* Begin Dataset section *

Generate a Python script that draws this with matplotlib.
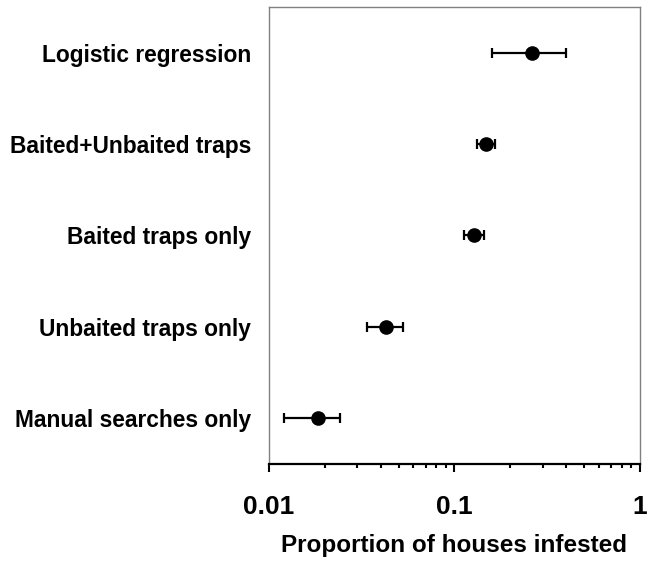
import matplotlib.pyplot as plt
import numpy as np

plt.rcParams['font.family'] = ['Liberation Sans', 'DejaVu Sans']
plt.rcParams['font.weight'] = 'bold'

# data
methods = ["Logistic regression", "Baited+Unbaited traps", "Baited traps only",
           "Unbaited traps only", "Manual searches only"]
estimate = [0.262, 0.148, 0.127, 0.0429, 0.0184]
lower = [0.160, 0.132, 0.112, 0.0336, 0.0121]
upper = [0.399, 0.165, 0.144, 0.0526, 0.0243]

est = np.array(estimate)
xerr = [est - np.array(lower), np.array(upper) - est]
ypos = np.arange(len(methods))

fig = plt.figure(figsize=(6.51, 5.68), dpi=100)
ax = fig.add_axes([0.413, 0.183, 0.570, 0.805])

ax.errorbar(est, ypos, xerr=xerr, fmt='o', color='black', markersize=9.5,
            elinewidth=1.6, capsize=3.6, capthick=1.6)

ax.set_xscale('log')
ax.set_xlim(0.01, 1)
ax.set_ylim(len(methods) - 0.5, -0.5)
ax.set_yticks(ypos)
ax.set_yticklabels(methods, fontsize=16.4, fontweight='bold')
ax.tick_params(axis='y', length=0, pad=13)

ax.set_xticks([0.01, 0.1, 1])
ax.set_xticklabels(["0.01", "0.1", "1"], fontsize=19, fontweight='bold')
ax.tick_params(axis='x', which='major', length=6, width=1.5, pad=16, color='black')
ax.tick_params(axis='x', which='minor', length=3, width=1.5, color='black')

for side in ['left', 'top', 'right']:
    ax.spines[side].set_color('#808080')
    ax.spines[side].set_linewidth(1.0)
ax.spines['bottom'].set_color('black')
ax.spines['bottom'].set_linewidth(1.6)

ax.set_xlabel("Proportion of houses infested", fontsize=17.5, fontweight='bold',
              labelpad=11)

fig.savefig("out.png", dpi=100)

* End Dataset section *

### Your task
All the lines above are to be reproduced exactly, except the pictures.

### Correct answer
Generate a Python script that draws this with matplotlib.
import matplotlib.pyplot as plt
import numpy as np

plt.rcParams['font.family'] = ['Liberation Sans', 'DejaVu Sans']
plt.rcParams['font.weight'] = 'bold'

# data
methods = ["Logistic regression", "Baited+Unbaited traps", "Baited traps only",
           "Unbaited traps only", "Manual searches only"]
estimate = [0.262, 0.148, 0.127, 0.0429, 0.0184]
lower = [0.160, 0.132, 0.112, 0.0336, 0.0121]
upper = [0.399, 0.165, 0.144, 0.0526, 0.0243]

est = np.array(estimate)
xerr = [est - np.array(lower), np.array(upper) - est]
ypos = np.arange(len(methods))

fig = plt.figure(figsize=(6.51, 5.68), dpi=100)
ax = fig.add_axes([0.413, 0.183, 0.570, 0.805])

ax.errorbar(est, ypos, xerr=xerr, fmt='o', color='black', markersize=9.5,
            elinewidth=1.6, capsize=3.6, capthick=1.6)

ax.set_xscale('log')
ax.set_xlim(0.01, 1)
ax.set_ylim(len(methods) - 0.5, -0.5)
ax.set_yticks(ypos)
ax.set_yticklabels(methods, fontsize=16.4, fontweight='bold')
ax.tick_params(axis='y', length=0, pad=13)

ax.set_xticks([0.01, 0.1, 1])
ax.set_xticklabels(["0.01", "0.1", "1"], fontsize=19, fontweight='bold')
ax.tick_params(axis='x', which='major', length=6, width=1.5, pad=16, color='black')
ax.tick_params(axis='x', which='minor', length=3, width=1.5, color='black')

for side in ['left', 'top', 'right']:
    ax.spines[side].set_color('#808080')
    ax.spines[side].set_linewidth(1.0)
ax.spines['bottom'].set_color('black')
ax.spines['bottom'].set_linewidth(1.6)

ax.set_xlabel("Proportion of houses infested", fontsize=17.5, fontweight='bold',
              labelpad=11)

fig.savefig("out.png", dpi=100)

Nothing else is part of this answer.